Problem
This has been driving me insane for days. We have a process here to import records from a csv file to the database, through a admin page which resides in a ASP.NET Web Forms (.NET 4.0) project. The process itself was too slow and I was responsible to make it faster. I started by changing the core logic, which gave a good performance boost.
But if I upload large files (well relatively large, about 3 MB tops), I have to wait until the upload process finishes until I start importing, and I don't return any progress to the client while I do so. The process itself is not that long, it takes about 5 to 10 seconds to complete, and yes, I've considered creating a separate Task
and polling the server, but I thought it was overkill.
What have I done so far?
So, to fix this issue, I've decided to read the incoming stream and import the values while i'm reading. I created a generic handler (.ashx), and put the following code inside void ProcessRequest(HttpContext context)
:
using (var stream = context.Request.GetBufferlessInputStream())
{
}
First I remove the headers, then I read the stream (through a StreamReader
) until I get a CRLF, convert the line to my model object, and keep reading the csv. When I get 200 records or so, I bulk update all of them to the database. Then, I keep getting more records until I end the file or get 200 records.
This seems to be working, but then, I've decided to stream my response as well. First, I disabled BufferOutput:
context.Response.BufferOutput = false;
Then, I added those headers to my response:
context.Response.AddHeader("Keep-Alive", "true");
context.Response.AddHeader("Cache-Control", "no-cache");
context.Response.ContentType = "application/X-MyUpdate";
Then, after sending those 200 records to the database, I write a response:
response.Write(s);
response.Flush();
s
is a string with a fixed size of 256 chars. I know 256 chars doesn't always equate 256 bytes, but I was just being sure I wouldn't write walls of text to the response and mess something up.
Here's its format:
| pipeline (record delimiter)
1 or 0 success or failure
; delimiter
error message (if applicable)
| pipeline (next demiliter and so on)
Example:
|0;"Invalid price on line 123"|1;|1;|0;"Invalid id on line 127"|
On the client side, here's what I have (just the request part):
function import(){
var formData = new FormData();
var file = $('[data-id=file]')[0].files[0];
formData.append('file', file);
var xhr = new XMLHttpRequest();
var url = "/Site/Update.ashx";
xhr.onprogress = updateProgress;
xhr.open('POST', url, true);
xhr.setRequestHeader("Content-Type", "multipart/form-data");
xhr.setRequestHeader("X-File-Name", file.name);
xhr.setRequestHeader("X-File-Type", file.type);
xhr.send(formData);
}
function updateProgress(evt){
debugger;
}
What happened :(
- It doesn't send the data immediately to the client when I call
response.Flush
. I understand there is buffering from the client-side, but it doesn't seem to be working at all, even when I send a lot of dummy data to bypass this issue. - After some time, when I write too much stuff on
Response.Write
, the method will become slower and slower until it hangs.

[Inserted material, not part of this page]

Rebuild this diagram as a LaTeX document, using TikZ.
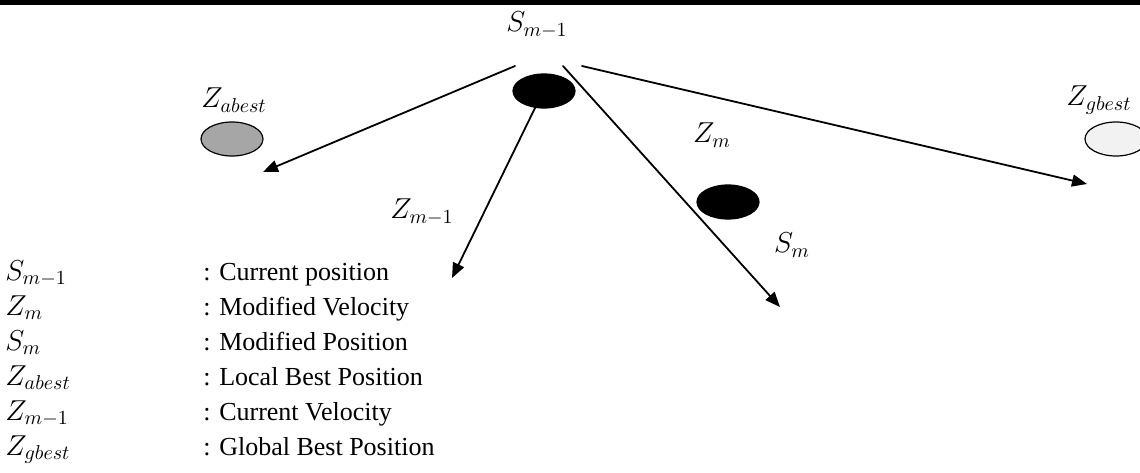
\documentclass[tikz,border=0pt]{standalone}
\usepackage{fontspec}
\setmainfont{Liberation Serif}
\usetikzlibrary{arrows.meta,shapes.geometric}

\begin{document}
\begin{tikzpicture}[x=0.5pt,y=-0.5pt,>={Triangle[length=7.5pt,width=6pt]},font=\fontsize{13}{15}\selectfont,line cap=round,
  blob/.style={ellipse,draw,line width=0.6pt,minimum width=31pt,minimum height=17pt,inner sep=0pt},
  vec/.style={->,line width=0.9pt},
  key/.style={anchor=base west,inner sep=0pt},
  sym/.style={key,font=\fontsize{14.5}{16}\selectfont},
  lbl/.style={inner sep=0pt,font=\fontsize{14.5}{16}\selectfont}]
\useasboundingbox (0,0) rectangle (1140,472);
\fill (0,0) rectangle (1140,5);
\node[blob,fill=black] (cur) at (544,91) {};
\node[blob,fill=black] (mod) at (728,202) {};
\node[blob,fill=gray!70] (abest) at (232,139) {};
\node[blob,fill=gray!10] (gbest) at (1116,139) {};
\node[lbl] (lcur) at (537,25) {$S_{m-1}$};
\node[lbl] (labest) at (234,100) {$Z_{abest}$};
\node[lbl] (lgbest) at (1099,100) {$Z_{gbest}$};
\node[lbl] (lzm) at (712,135) {$Z_m$};
\node[lbl] (lsm) at (792,245) {$S_m$};
\node[lbl] (lzold) at (422,212) {$Z_{m-1}$};
\coordinate (s1) at (515,66);
\coordinate (s2) at (535,108);
\coordinate (s3) at (563,66);
\coordinate (s4) at (582,66);
\coordinate (t1) at (263,172);
\coordinate (t2) at (452,278);
\coordinate (t3) at (780,307);
\coordinate (t4) at (1087,184);
\draw[vec] (s1) -- (t1);
\draw[vec] (s2) -- (t2);
\draw[vec] (s3) -- (t3);
\draw[vec] (s4) -- (t4);
\node[sym] (k1) at (5,280) {$S_{m-1}$};
\node[key] (d1) at (203,280) {: Current position};
\node[sym] (k2) at (5,315) {$Z_m$};
\node[key] (d2) at (203,315) {: Modified Velocity};
\node[sym] (k3) at (5,350) {$S_m$};
\node[key] (d3) at (203,350) {: Modified Position};
\node[sym] (k4) at (5,385) {$Z_{abest}$};
\node[key] (d4) at (203,385) {: Local Best Position};
\node[sym] (k5) at (5,420) {$Z_{m-1}$};
\node[key] (d5) at (203,420) {: Current Velocity};
\node[sym] (k6) at (5,455) {$Z_{gbest}$};
\node[key] (d6) at (203,455) {: Global Best Position};
\end{tikzpicture}
\end{document}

Same withResponse.Flush
. I guess I'm missing something here. - I created a simple webforms project to test what I've been trying to do. It has a generic handler which will return a number each second for 10 seconds. It actually updates (not always on a 1-sec fashion) and I can see the ongoing progress.
- When I write just a few lines to the response, it actually shows progress, but ALWAYS after the whole process is almost finishing. The main problem is when I get errors and I try to write these to the response. They're longer than
success
strings because they contain the error message.

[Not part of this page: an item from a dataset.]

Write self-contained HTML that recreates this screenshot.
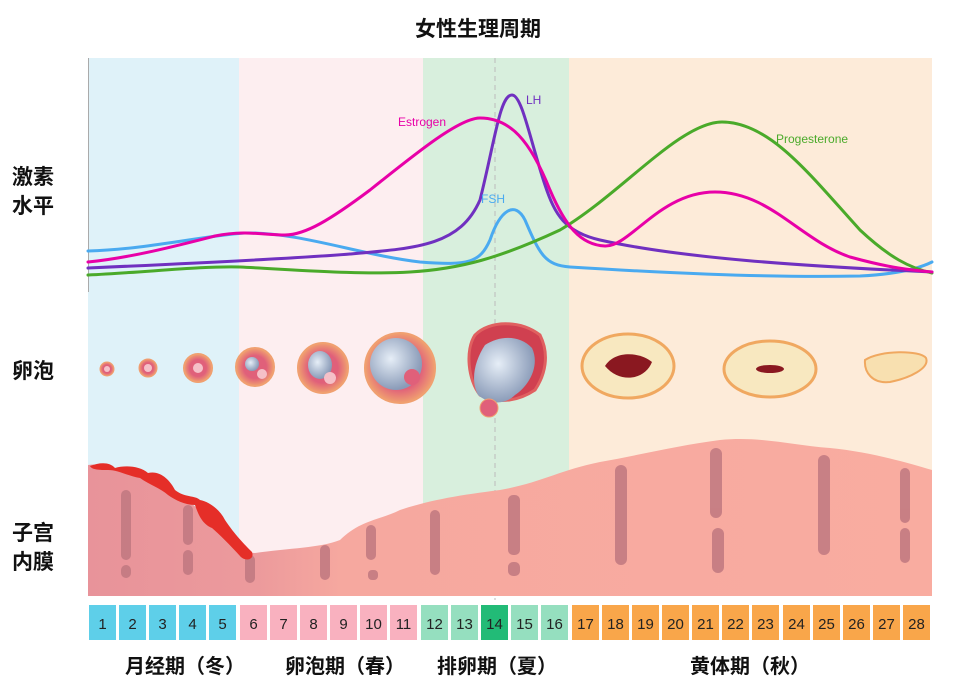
<!DOCTYPE html>
<html><head><meta charset="utf-8"><style>
body{margin:0;background:#fff;}
svg{display:block;font-family:"Liberation Sans","Noto Sans CJK SC",sans-serif;}
</style></head><body>
<svg width="956" height="690" viewBox="0 0 956 690">
<defs>
<linearGradient id="endo" x1="0" x2="1" y1="0" y2="0">
<stop offset="0" stop-color="#e8939a"/><stop offset="0.2" stop-color="#ec9a9c"/><stop offset="0.3" stop-color="#f6a89f"/><stop offset="1" stop-color="#f9aca0"/></linearGradient>
<radialGradient id="fol" cx="0.5" cy="0.5" r="0.5"><stop offset="0.6" stop-color="#e0607a"/><stop offset="1" stop-color="#f0a070"/></radialGradient>
<radialGradient id="cav" cx="0.4" cy="0.4" r="0.6"><stop offset="0" stop-color="#e6eef7"/><stop offset="1" stop-color="#8a9bb8"/></radialGradient>
</defs>
<text x="478" y="36" text-anchor="middle" font-size="21" font-weight="bold" fill="#111">女性生理周期</text>
<rect x="88" y="58" width="151" height="538" fill="#dff2f9"/>
<rect x="239" y="58" width="184" height="538" fill="#fdeef0"/>
<rect x="423" y="58" width="146" height="538" fill="#d8efdd"/>
<rect x="569" y="58" width="363" height="538" fill="#fdebd9"/>
<line x1="88.5" y1="58" x2="88.5" y2="292" stroke="#aaa" stroke-width="1"/>
<line x1="495" y1="58" x2="495" y2="600" stroke="#bbb" stroke-dasharray="5,4"/>
<g fill="none" stroke-width="3" stroke-linecap="round">
<path d="M88,251 C150,249 200,236 245,233 C300,232 360,255 420,262 C470,266 480,262 490,240 C500,210 515,200 525,220 C540,255 545,265 570,267 C650,272 760,278 860,276 C900,274 920,268 932,262" stroke="#4aaaf0"/>
<path d="M88,268 C200,263 300,258 350,254 C420,248 460,245 480,200 C495,140 500,95 512,95 C522,95 530,140 545,185 C555,215 565,232 600,240 C680,258 800,266 932,272" stroke="#7030c0"/>
<path d="M88,275 C150,272 200,266 240,267 C300,270 360,275 410,272 C460,269 500,258 560,230 C620,195 680,122 722,122 C770,122 810,175 860,230 C890,258 910,268 932,273" stroke="#4aaa2a"/>
<path d="M88,262 C130,258 180,245 215,236 C245,230 265,235 285,235 C305,235 330,220 370,190 C420,150 460,118 480,118 C510,118 530,140 550,190 C565,225 580,245 605,246 C630,247 660,192 715,192 C770,192 800,240 850,257 C890,268 910,270 932,272" stroke="#e800a8"/>
</g>
<text x="398" y="126" font-size="12" fill="#e800a8">Estrogen</text>
<text x="526" y="104" font-size="12" fill="#7030c0">LH</text>
<text x="481" y="203" font-size="12" fill="#4aaaf0">FSH</text>
<text x="776" y="143" font-size="12" fill="#4aaa2a">Progesterone</text>
<circle cx="107" cy="369" r="7" fill="url(#fol)" stroke="#f0a070"/><circle cx="107" cy="369" r="3" fill="#f5c0c8"/>
<circle cx="148" cy="368" r="9" fill="url(#fol)" stroke="#f0a070"/><circle cx="148" cy="368" r="4" fill="#f5c0c8"/>
<circle cx="198" cy="368" r="14" fill="url(#fol)" stroke="#f0a070" stroke-width="2"/><circle cx="198" cy="368" r="5" fill="#f5c0c8"/>
<circle cx="255" cy="367" r="19" fill="url(#fol)" stroke="#f0a070" stroke-width="2"/><circle cx="252" cy="364" r="7" fill="url(#cav)"/><circle cx="262" cy="374" r="5" fill="#f5c0c8"/>
<circle cx="323" cy="368" r="25" fill="url(#fol)" stroke="#f0a070" stroke-width="2"/><ellipse cx="320" cy="365" rx="12" ry="14" fill="url(#cav)"/><circle cx="330" cy="378" r="6" fill="#f5c0c8"/>
<circle cx="400" cy="368" r="35" fill="url(#fol)" stroke="#f0a070" stroke-width="2"/><circle cx="396" cy="364" r="26" fill="url(#cav)"/><circle cx="412" cy="377" r="8" fill="#e0607a"/>
<path d="M475,335 C490,320 520,320 540,335 C550,355 545,375 535,390 C520,400 500,405 480,395 C468,380 465,350 475,335Z" fill="#d04050" stroke="#e06060" stroke-width="3"/>
<path d="M485,345 C500,335 520,335 532,348 C540,365 530,385 515,395 C505,405 490,405 478,395 C470,380 475,360 485,345Z" fill="url(#cav)"/>
<circle cx="489" cy="408" r="9" fill="#e0607a" stroke="#f0a070"/>
<ellipse cx="628" cy="366" rx="46" ry="32" fill="#f8e8c0" stroke="#f0a860" stroke-width="3"/><path d="M605,366 C615,350 640,352 652,362 C645,380 620,384 605,366Z" fill="#8a1820"/>
<ellipse cx="770" cy="369" rx="46" ry="28" fill="#f8e8c0" stroke="#f0a860" stroke-width="3"/><ellipse cx="770" cy="369" rx="14" ry="4" fill="#8a1820"/>
<path d="M865,360 C880,350 920,350 926,358 C930,368 910,378 890,382 C872,384 864,372 865,360Z" fill="#f8e0b0" stroke="#f0a860" stroke-width="2"/>
<path d="M88,465 C110,462 130,475 150,480 C180,490 200,510 220,530 C235,545 245,553 255,553 C290,548 320,548 340,540 C360,520 380,520 400,510 C430,500 460,495 500,490 C540,483 560,470 600,462 C640,455 680,445 720,440 C760,436 790,445 830,448 C870,452 905,462 932,470 L932,596 L88,596Z" fill="url(#endo)"/>
<g fill="#c07880" opacity="0.85">
<rect x="121" y="490" width="10" height="70" rx="5"/><rect x="121" y="565" width="10" height="13" rx="5"/>
<rect x="183" y="505" width="10" height="40" rx="5"/><rect x="183" y="550" width="10" height="25" rx="5"/>
<rect x="245" y="555" width="10" height="28" rx="5"/>
<rect x="320" y="545" width="10" height="35" rx="5"/><rect x="366" y="525" width="10" height="35" rx="5"/><rect x="368" y="570" width="10" height="10" rx="4"/>
<rect x="430" y="510" width="10" height="65" rx="5"/><rect x="508" y="495" width="12" height="60" rx="5"/><rect x="508" y="562" width="12" height="14" rx="5"/>
<rect x="615" y="465" width="12" height="100" rx="6"/><rect x="710" y="448" width="12" height="70" rx="6"/><rect x="712" y="528" width="12" height="45" rx="6"/>
<rect x="818" y="455" width="12" height="100" rx="6"/><rect x="900" y="468" width="10" height="55" rx="5"/><rect x="900" y="528" width="10" height="35" rx="5"/>
</g>
<path d="M90,466 C100,462 110,462 115,468 C125,465 140,466 148,473 C160,470 170,480 175,490 C185,498 195,495 200,500 C210,502 220,510 225,520 C235,535 245,545 252,552 C255,560 245,562 240,556 C230,545 220,535 212,528 C205,525 200,520 195,505 C185,505 175,500 168,495 C160,488 150,485 140,478 C128,476 118,470 108,470 C100,470 92,470 90,466Z" fill="#e52e28"/>
<g font-size="15" text-anchor="middle" fill="#222">
<rect x="89" y="605" width="27" height="35" fill="#5ecfe9"/><text x="102.5" y="629">1</text>
<rect x="119" y="605" width="27" height="35" fill="#5ecfe9"/><text x="132.5" y="629">2</text>
<rect x="149" y="605" width="27" height="35" fill="#5ecfe9"/><text x="162.5" y="629">3</text>
<rect x="179" y="605" width="27" height="35" fill="#5ecfe9"/><text x="192.5" y="629">4</text>
<rect x="209" y="605" width="27" height="35" fill="#5ecfe9"/><text x="222.5" y="629">5</text>
<rect x="240" y="605" width="27" height="35" fill="#f9b1bf"/><text x="253.5" y="629">6</text>
<rect x="270" y="605" width="27" height="35" fill="#f9b1bf"/><text x="283.5" y="629">7</text>
<rect x="300" y="605" width="27" height="35" fill="#f9b1bf"/><text x="313.5" y="629">8</text>
<rect x="330" y="605" width="27" height="35" fill="#f9b1bf"/><text x="343.5" y="629">9</text>
<rect x="360" y="605" width="27" height="35" fill="#f9b1bf"/><text x="373.5" y="629">10</text>
<rect x="390" y="605" width="27" height="35" fill="#f9b1bf"/><text x="403.5" y="629">11</text>
<rect x="421" y="605" width="27" height="35" fill="#95dfbf"/><text x="434.5" y="629">12</text>
<rect x="451" y="605" width="27" height="35" fill="#95dfbf"/><text x="464.5" y="629">13</text>
<rect x="481" y="605" width="27" height="35" fill="#22bb77"/><text x="494.5" y="629">14</text>
<rect x="511" y="605" width="27" height="35" fill="#95dfbf"/><text x="524.5" y="629">15</text>
<rect x="541" y="605" width="27" height="35" fill="#95dfbf"/><text x="554.5" y="629">16</text>
<rect x="572" y="605" width="27" height="35" fill="#f9a64a"/><text x="585.5" y="629">17</text>
<rect x="602" y="605" width="27" height="35" fill="#f9a64a"/><text x="615.5" y="629">18</text>
<rect x="632" y="605" width="27" height="35" fill="#f9a64a"/><text x="645.5" y="629">19</text>
<rect x="662" y="605" width="27" height="35" fill="#f9a64a"/><text x="675.5" y="629">20</text>
<rect x="692" y="605" width="27" height="35" fill="#f9a64a"/><text x="705.5" y="629">21</text>
<rect x="722" y="605" width="27" height="35" fill="#f9a64a"/><text x="735.5" y="629">22</text>
<rect x="752" y="605" width="27" height="35" fill="#f9a64a"/><text x="765.5" y="629">23</text>
<rect x="783" y="605" width="27" height="35" fill="#f9a64a"/><text x="796.5" y="629">24</text>
<rect x="813" y="605" width="27" height="35" fill="#f9a64a"/><text x="826.5" y="629">25</text>
<rect x="843" y="605" width="27" height="35" fill="#f9a64a"/><text x="856.5" y="629">26</text>
<rect x="873" y="605" width="27" height="35" fill="#f9a64a"/><text x="886.5" y="629">27</text>
<rect x="903" y="605" width="27" height="35" fill="#f9a64a"/><text x="916.5" y="629">28</text>
</g>
<g font-size="21" font-weight="bold" fill="#111">
<text x="12" y="184">激素</text><text x="12" y="213">水平</text>
<text x="12" y="378">卵泡</text>
<text x="12" y="540">子宫</text><text x="12" y="569">内膜</text>
</g>
<g font-size="20" font-weight="bold" fill="#111" text-anchor="middle">
<text x="185" y="673">月经期（冬）</text>
<text x="345" y="673">卵泡期（春）</text>
<text x="497" y="673">排卵期（夏）</text>
<text x="750" y="673">黄体期（秋）</text>
</g>
</svg>
</body></html>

I assume that if I write Response.Flush
it's not 100% guaranteed to go to the client, correct? Or is the client itself the problem? If it is the client, why does the server hang when I call Response.Write
too much?
EDIT: As an addendum, if I throw the same piece of code into a aspx page, it works. So I believe it has something to do with the xhr
(XMLHttpRequest) itself, which is not prepared to process streaming data, it seems.
I'll be glad to give more information if needed.